Und in der Tat: Die ehemalige sozialistische Präsidentin der Genfer Stadt- und Kantonsparlamente führte ihre Tätigkeit für die Zeitschrift „Femmes Suisses“ (heute: „l’émiliE“) zwanzig Jahre lang weiter, bis 2012. Noch heute ist sie Aktivmitglied der „Femmes pour la paix“ in Genf und Präsidentin des Patronatskomitees (comité d‘honneur) des „Geneva International Peace Research Institute, GIPRI“. Am 26. Dezember 2020, also vor zwei Wochen, feierte sie ihren 99. Geburtstag. Auf Facebook konnte man/frau ihr gratulieren.

 

Den Auslöser für ihr Engagement gaben zwei Erlebnisse in der Genfer Fabrik, die Nähmaschinen der Marke Elna zusammensetzte. Die junge Frau arbeitete während zwei Jahren an der Werkbank. Wenn sie die Toilette aufsuchen wollte, musste sie einen Holzreifen holen und ihn für alle sichtbar durch die Halle tragen. Das war schon entwürdigend genug. Doch dann kam die Antwort des Meisters auf die Frage, ob er ihr Grundgehalt nicht anheben könne, sie gehöre ja zu den besten Arbeiterinnen: „Mademoiselle, für die Erhöhung des Grundgehalts haben Sie die Nächte!“

 

Das veranlasste Jacqueline Berenstein, in die sozialistische Partei einzutreten, die sich als einzige für die Sache der Frau einsetzte. Wenn man sie erzählen hört, ist nachvollziehbar, dass sie es daraufhin an die Spitze der beiden Genfer Parlamente und ins Präsidium des Bundes Schweizerischer Frauen­organisationen schaffte: Sie brachte mit ihrer mitreissenden Art die Menschen hinter sich.

 

Humor spielt eine Rolle; also die Fähigkeit, sich und die Verhältnisse nicht verbissen ernst zu nehmen, sondern in geselliger Runde immer wieder aufs befreiende Lachen zusteuern zu können. Mit Augenzwinkern erzählt sie, wie es zuging, als sie im Frühling 1963 ihren Deux-Chevaux auf dem Parkplatz des Genfer Rathauses abstellte.
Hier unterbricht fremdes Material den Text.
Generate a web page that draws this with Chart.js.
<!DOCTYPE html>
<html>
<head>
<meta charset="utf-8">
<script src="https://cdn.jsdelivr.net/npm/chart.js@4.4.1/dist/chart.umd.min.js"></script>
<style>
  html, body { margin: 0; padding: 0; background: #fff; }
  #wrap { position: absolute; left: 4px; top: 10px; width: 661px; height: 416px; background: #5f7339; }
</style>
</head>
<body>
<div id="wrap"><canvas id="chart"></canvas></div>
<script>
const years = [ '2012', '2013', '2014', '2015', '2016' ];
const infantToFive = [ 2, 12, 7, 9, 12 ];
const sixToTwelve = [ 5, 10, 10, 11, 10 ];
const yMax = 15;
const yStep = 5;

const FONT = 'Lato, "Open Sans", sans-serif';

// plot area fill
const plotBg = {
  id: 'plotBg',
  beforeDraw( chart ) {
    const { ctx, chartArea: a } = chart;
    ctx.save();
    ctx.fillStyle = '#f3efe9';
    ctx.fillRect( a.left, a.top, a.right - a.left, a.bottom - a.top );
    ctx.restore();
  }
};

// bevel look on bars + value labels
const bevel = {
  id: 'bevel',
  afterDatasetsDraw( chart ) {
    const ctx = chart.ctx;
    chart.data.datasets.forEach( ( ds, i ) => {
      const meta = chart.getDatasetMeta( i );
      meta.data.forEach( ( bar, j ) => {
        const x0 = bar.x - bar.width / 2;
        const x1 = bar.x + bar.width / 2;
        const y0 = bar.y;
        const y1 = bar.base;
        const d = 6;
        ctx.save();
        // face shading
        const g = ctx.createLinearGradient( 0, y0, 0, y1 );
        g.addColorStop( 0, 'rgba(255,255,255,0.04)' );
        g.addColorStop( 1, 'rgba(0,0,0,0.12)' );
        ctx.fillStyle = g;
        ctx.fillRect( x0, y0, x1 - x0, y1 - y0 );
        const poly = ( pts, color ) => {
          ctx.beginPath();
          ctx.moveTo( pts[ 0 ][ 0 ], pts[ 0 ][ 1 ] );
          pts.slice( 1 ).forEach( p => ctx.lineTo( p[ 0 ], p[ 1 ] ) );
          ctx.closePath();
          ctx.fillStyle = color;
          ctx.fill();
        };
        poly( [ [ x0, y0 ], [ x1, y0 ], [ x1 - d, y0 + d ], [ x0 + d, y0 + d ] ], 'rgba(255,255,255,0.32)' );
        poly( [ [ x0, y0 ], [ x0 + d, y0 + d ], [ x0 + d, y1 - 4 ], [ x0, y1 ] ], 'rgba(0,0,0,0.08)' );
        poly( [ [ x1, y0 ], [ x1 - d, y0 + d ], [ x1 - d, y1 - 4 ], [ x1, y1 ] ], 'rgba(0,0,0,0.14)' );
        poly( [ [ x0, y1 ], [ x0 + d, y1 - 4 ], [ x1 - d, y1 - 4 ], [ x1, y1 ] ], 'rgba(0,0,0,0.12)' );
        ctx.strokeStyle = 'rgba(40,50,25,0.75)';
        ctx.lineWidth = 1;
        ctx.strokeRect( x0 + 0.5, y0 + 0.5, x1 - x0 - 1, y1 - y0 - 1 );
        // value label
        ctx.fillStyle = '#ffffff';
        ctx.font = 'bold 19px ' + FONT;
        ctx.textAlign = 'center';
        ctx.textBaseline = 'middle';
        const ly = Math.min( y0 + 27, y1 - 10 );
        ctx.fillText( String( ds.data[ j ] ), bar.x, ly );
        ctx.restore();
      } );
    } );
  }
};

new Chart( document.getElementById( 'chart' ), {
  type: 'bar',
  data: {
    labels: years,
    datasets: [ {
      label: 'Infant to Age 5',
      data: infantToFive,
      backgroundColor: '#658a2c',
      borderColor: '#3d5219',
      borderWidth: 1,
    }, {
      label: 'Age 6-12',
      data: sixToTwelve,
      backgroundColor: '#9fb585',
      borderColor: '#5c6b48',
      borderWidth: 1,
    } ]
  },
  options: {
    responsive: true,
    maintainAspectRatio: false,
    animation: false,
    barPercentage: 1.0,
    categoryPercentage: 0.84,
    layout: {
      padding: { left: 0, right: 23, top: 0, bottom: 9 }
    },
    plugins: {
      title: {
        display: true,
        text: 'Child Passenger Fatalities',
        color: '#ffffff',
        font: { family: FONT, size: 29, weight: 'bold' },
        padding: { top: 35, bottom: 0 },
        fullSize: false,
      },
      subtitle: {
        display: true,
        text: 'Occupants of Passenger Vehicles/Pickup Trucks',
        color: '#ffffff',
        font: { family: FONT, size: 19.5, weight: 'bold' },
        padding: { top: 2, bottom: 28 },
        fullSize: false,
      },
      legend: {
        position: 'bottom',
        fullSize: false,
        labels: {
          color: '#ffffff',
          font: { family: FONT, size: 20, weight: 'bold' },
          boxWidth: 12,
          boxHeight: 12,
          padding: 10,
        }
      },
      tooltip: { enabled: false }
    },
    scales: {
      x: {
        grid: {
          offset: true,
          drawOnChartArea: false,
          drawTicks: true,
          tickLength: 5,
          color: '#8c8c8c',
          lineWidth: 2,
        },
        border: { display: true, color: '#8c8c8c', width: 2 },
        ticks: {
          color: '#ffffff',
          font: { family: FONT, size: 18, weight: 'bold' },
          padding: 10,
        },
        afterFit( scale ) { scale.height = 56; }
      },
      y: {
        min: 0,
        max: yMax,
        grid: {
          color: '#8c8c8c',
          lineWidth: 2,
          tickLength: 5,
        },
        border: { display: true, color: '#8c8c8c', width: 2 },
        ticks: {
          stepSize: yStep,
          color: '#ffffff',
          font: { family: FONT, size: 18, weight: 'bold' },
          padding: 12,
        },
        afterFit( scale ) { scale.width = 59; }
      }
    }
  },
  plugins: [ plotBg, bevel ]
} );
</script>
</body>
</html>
Sie gehörte zu den ersten Frauen, die in den Genfer Stadtrat gewählt worden waren. Um den Amtseid an der Eröffnungssitzung in gebührender Form zu leisten, hatte sie sich festlich angezogen. Nun begrüsste sie der Parkwächter mit den Worten: „Ah, Sie sind die neue Buffetaushilfe!“ Und die Moral von der Geschicht’? „Man darf sich nicht zu ernst nehmen!“

 

Jacqueline Berenstein kann nicht nur gut erzählen, sondern auch gut erklären. Mit wenigen Worten versteht sie es, Verhältnisse plastisch zu umreissen. Die Sprache ihrer Hände stellt die Dinge klar und nachvollziehbar vors Auge. Naheliegend, dass sie gern unterrichtete, und zwar nicht bloss Grosskopfete, sondern Berufsleute, Verkäuferinnen, Verkäufer. Sie war sich auch nicht zu vornehm, im Kampf für ihre Anliegen die Arbeiter­gaststätten aufzusuchen. Die Gespräche mit den einfachen Leuten bildeten eine gute Schule, um mit Wärme und Zugewandtheit zu argumentieren.

 

Ablernen konnte sie diese Haltung von ihrem Onkel. Der ledige, damals etwa dreissigjährige Mann liebte es, die Ferien in der Familie des Bruders zu verbringen und mit den beiden Nichten herumzutollen. „Es war spannend mit ihm“, erzählt Jacqueline. „Er hatte tausend Ideen.“ Romain-Louis Wavre hatte im Jahr ihrer Geburt mit 24 an der Universität Genf promoviert. Ein Jahr später war er schon ausserordentlicher Professor für Mathematik. 1934, Romain-Louis war 37, wurde er befördert zum Ordinarius. Er schrieb „Die Vorstellung der Wirklichkeit, die Erfindung und Entdeckung in der Wissenschaft der Zahlen“ (L’imagination du réel, l’invention et la découverte dans la science des nombres) und „Die vergnügliche Logik“ (La logique amusante), ein Titel, der auch Jacqueline Berensteins Denkstil charakterisiert.

 

Es geht ihr darum, dass jeder Mensch, unabhängig von Herkunft, Geschlecht oder Hautfarbe, sich selbst realisieren kann. Er muss nicht mit einem Programm, nicht mit einer Vorstellung, nicht mit einer Ideologie übereinstimmen, sondern mit sich. Darum hat es für Jacqueline Berenstein nichts Beschämendes, wenn sich eine Frau entscheidet, für Kinder und Haushalt zu leben, vorausgesetzt, dass sie dabei respektiert wird.

 

Quadratur des Zirkels: Trotz des Engagements für die Sache der Frau und des Friedens findet man bei Jacqueline Berenstein-Wavre dieselbe Offenheit und Elastizität des Geistes wie bei ihrem Altersgenossen Kurt Marti. Der Pfarrer und Schriftsteller wurde am 31. Januar 1921 geboren. 1995 schrieb er „Im Sternzeichen des Esels“:

 

Fragen bleiben jung. Antworten altern rasch.

 

An manchen Tagen fressen die kleinen die grossen Fragen auf. An anderen Tagen verschlingen die grossen Fragen die kleinen. Doch hinterher stellt sich nicht selten heraus, dass die kleinen grosse, die grossen kleine Fragen waren.

 

Und wie nun komme ich über meinen Ichberg zu dir?

 

Jacqueline Berenstein weiss wie.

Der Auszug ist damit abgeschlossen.